- _The data_
▬▬▬▬▬▬

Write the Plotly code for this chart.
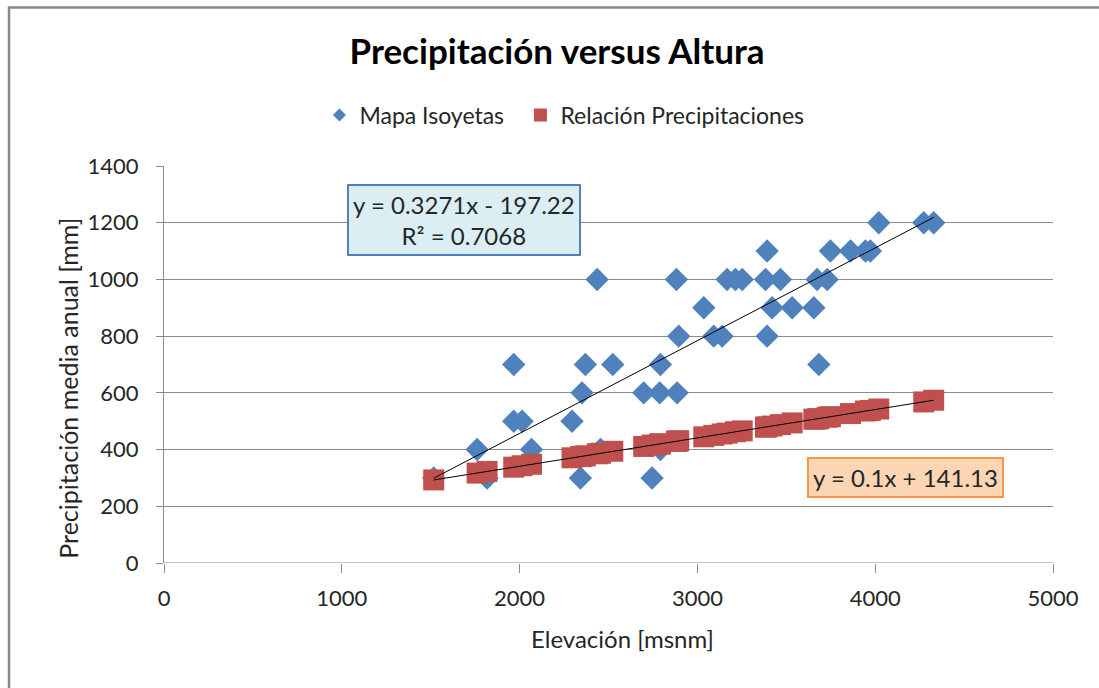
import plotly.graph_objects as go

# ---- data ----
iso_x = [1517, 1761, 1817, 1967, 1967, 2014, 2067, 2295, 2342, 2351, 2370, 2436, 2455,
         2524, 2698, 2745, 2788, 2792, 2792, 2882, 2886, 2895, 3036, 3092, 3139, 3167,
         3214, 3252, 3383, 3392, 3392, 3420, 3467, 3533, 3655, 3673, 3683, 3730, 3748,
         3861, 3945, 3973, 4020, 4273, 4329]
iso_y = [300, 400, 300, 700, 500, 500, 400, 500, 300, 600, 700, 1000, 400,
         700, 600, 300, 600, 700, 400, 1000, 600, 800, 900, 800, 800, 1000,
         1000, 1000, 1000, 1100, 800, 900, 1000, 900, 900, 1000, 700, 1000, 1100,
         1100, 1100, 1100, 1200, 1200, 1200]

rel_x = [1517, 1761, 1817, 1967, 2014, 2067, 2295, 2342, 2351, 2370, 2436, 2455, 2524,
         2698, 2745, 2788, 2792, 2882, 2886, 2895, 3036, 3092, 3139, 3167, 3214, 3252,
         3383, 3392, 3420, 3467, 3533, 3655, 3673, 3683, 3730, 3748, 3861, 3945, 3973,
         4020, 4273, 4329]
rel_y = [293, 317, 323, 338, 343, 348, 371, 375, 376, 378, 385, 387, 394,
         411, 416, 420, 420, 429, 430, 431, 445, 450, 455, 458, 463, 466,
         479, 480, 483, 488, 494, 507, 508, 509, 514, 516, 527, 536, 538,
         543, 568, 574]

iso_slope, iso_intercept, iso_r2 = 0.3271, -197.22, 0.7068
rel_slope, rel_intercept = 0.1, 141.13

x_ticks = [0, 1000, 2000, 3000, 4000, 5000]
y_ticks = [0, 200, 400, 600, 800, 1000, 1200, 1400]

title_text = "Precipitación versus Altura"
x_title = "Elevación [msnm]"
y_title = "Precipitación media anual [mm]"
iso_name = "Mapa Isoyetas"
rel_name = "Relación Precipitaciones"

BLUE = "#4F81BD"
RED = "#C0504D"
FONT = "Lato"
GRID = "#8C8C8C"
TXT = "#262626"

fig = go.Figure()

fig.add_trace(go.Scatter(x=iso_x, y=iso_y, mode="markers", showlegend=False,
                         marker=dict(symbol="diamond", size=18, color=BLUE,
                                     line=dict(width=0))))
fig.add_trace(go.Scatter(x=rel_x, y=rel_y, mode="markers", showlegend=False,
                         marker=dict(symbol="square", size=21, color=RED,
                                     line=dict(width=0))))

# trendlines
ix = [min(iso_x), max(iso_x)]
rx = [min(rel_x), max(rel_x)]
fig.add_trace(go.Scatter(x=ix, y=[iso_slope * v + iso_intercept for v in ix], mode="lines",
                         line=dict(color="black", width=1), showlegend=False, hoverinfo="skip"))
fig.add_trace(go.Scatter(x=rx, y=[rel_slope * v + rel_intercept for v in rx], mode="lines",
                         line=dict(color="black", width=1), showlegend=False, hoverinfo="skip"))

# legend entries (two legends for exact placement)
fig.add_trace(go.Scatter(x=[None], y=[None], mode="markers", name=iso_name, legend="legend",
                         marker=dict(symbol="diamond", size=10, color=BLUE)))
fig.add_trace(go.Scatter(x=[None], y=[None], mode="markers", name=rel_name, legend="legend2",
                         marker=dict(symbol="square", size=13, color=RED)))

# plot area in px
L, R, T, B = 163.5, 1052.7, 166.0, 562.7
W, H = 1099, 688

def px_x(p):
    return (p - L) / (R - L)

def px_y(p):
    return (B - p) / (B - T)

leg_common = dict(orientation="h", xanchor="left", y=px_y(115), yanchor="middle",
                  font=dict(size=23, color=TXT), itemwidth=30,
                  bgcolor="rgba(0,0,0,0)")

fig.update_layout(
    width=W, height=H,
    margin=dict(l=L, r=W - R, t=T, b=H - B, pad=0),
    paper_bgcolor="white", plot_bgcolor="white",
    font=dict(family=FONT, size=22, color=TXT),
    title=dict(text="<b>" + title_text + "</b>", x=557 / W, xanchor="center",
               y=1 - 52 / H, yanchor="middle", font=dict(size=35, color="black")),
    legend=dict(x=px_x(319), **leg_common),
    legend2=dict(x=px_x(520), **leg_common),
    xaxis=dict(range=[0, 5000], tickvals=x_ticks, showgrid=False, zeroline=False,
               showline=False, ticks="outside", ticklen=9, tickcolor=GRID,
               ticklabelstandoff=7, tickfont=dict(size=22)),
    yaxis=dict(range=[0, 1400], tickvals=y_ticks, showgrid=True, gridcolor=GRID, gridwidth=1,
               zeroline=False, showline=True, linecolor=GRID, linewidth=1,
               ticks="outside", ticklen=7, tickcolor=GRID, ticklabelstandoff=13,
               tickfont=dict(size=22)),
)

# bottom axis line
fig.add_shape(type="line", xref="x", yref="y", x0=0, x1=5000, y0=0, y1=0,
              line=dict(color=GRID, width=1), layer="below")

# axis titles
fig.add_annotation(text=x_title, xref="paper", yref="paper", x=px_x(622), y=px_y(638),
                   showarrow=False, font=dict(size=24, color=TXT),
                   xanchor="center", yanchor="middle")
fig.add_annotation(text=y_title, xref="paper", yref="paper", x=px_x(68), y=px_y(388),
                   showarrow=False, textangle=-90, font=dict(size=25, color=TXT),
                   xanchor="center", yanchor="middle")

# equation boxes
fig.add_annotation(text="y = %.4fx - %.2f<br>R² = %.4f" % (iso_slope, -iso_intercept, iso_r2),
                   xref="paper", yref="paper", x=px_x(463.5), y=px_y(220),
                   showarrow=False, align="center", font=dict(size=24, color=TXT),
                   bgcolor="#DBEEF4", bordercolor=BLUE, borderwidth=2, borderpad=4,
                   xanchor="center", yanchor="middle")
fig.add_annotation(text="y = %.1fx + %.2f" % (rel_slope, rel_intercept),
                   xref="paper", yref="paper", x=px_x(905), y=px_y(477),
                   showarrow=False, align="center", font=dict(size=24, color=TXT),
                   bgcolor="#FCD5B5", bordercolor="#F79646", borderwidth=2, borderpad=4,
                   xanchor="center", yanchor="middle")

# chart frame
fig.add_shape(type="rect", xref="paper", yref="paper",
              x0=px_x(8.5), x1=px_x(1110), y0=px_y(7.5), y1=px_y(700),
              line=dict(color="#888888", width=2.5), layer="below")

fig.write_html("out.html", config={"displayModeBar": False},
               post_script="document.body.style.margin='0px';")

▬▬▬▬▬▬

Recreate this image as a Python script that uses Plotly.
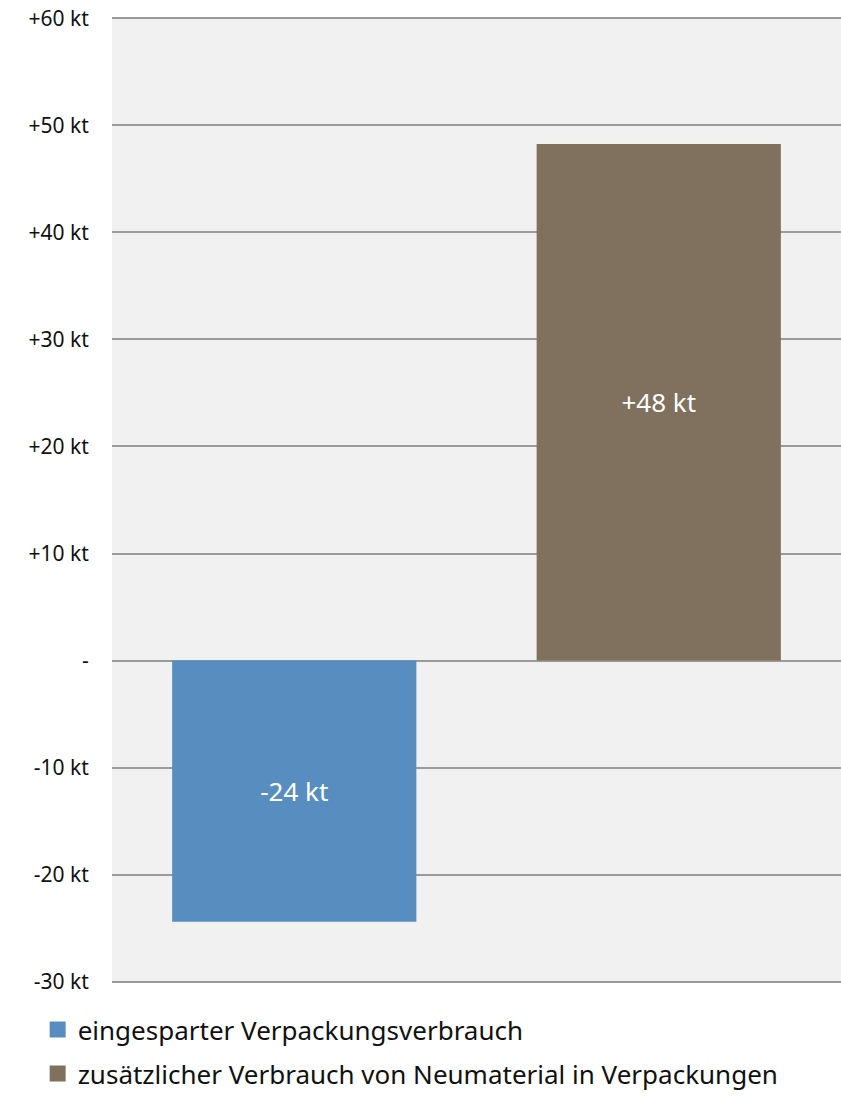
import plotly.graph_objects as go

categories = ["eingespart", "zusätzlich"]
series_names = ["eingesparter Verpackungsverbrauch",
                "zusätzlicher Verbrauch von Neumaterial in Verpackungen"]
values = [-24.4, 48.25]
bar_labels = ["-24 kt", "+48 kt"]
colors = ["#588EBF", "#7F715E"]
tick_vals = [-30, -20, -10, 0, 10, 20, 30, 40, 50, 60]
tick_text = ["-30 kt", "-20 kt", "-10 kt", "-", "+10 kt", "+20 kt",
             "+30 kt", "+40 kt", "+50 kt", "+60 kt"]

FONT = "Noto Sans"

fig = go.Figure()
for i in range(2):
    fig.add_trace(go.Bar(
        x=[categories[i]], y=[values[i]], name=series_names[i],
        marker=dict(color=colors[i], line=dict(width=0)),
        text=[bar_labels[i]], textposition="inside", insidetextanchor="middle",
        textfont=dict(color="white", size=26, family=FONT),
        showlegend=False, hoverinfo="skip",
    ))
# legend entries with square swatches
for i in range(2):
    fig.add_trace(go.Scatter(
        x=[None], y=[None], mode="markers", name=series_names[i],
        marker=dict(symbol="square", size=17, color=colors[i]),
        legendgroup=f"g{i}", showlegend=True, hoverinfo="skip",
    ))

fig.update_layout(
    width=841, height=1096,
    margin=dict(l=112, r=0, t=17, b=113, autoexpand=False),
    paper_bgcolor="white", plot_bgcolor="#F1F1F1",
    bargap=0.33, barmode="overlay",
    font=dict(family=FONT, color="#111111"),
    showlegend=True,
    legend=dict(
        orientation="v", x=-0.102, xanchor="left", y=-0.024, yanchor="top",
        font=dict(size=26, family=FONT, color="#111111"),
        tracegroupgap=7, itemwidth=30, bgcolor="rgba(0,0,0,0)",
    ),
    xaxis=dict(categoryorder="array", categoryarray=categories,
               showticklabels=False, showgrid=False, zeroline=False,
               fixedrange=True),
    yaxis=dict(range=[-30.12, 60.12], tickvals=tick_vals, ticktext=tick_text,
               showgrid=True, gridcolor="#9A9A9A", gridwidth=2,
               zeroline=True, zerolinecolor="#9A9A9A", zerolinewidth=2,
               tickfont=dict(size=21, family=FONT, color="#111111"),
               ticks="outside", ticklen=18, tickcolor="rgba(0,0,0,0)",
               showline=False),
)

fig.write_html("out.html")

▬▬▬▬▬▬

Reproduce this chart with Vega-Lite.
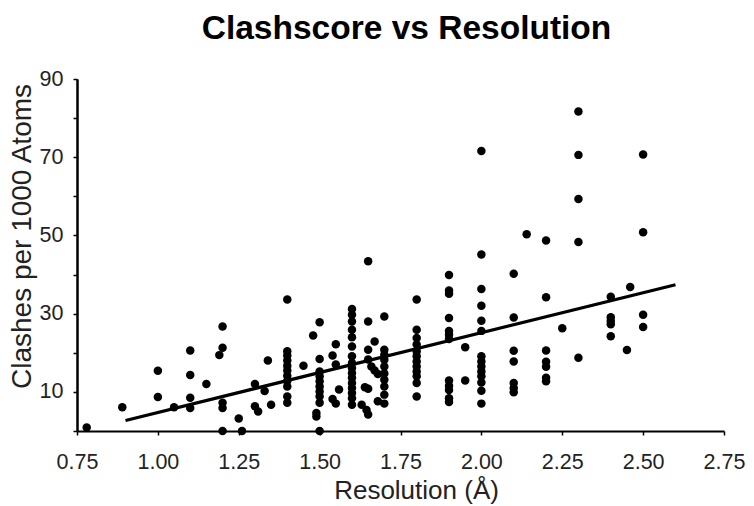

▬▬▬▬▬▬

- _Directive_
All lines above starting at the one with "Write the Plotly code for this chart." and ending at the one with "1100, 1100, 1100, 1200, 1200, 1200]", inclusive, are to be printed again exactly, with the pictures left out.

- _Final result_
Write the Plotly code for this chart.
import plotly.graph_objects as go

# ---- data ----
iso_x = [1517, 1761, 1817, 1967, 1967, 2014, 2067, 2295, 2342, 2351, 2370, 2436, 2455,
         2524, 2698, 2745, 2788, 2792, 2792, 2882, 2886, 2895, 3036, 3092, 3139, 3167,
         3214, 3252, 3383, 3392, 3392, 3420, 3467, 3533, 3655, 3673, 3683, 3730, 3748,
         3861, 3945, 3973, 4020, 4273, 4329]
iso_y = [300, 400, 300, 700, 500, 500, 400, 500, 300, 600, 700, 1000, 400,
         700, 600, 300, 600, 700, 400, 1000, 600, 800, 900, 800, 800, 1000,
         1000, 1000, 1000, 1100, 800, 900, 1000, 900, 900, 1000, 700, 1000, 1100,
         1100, 1100, 1100, 1200, 1200, 1200]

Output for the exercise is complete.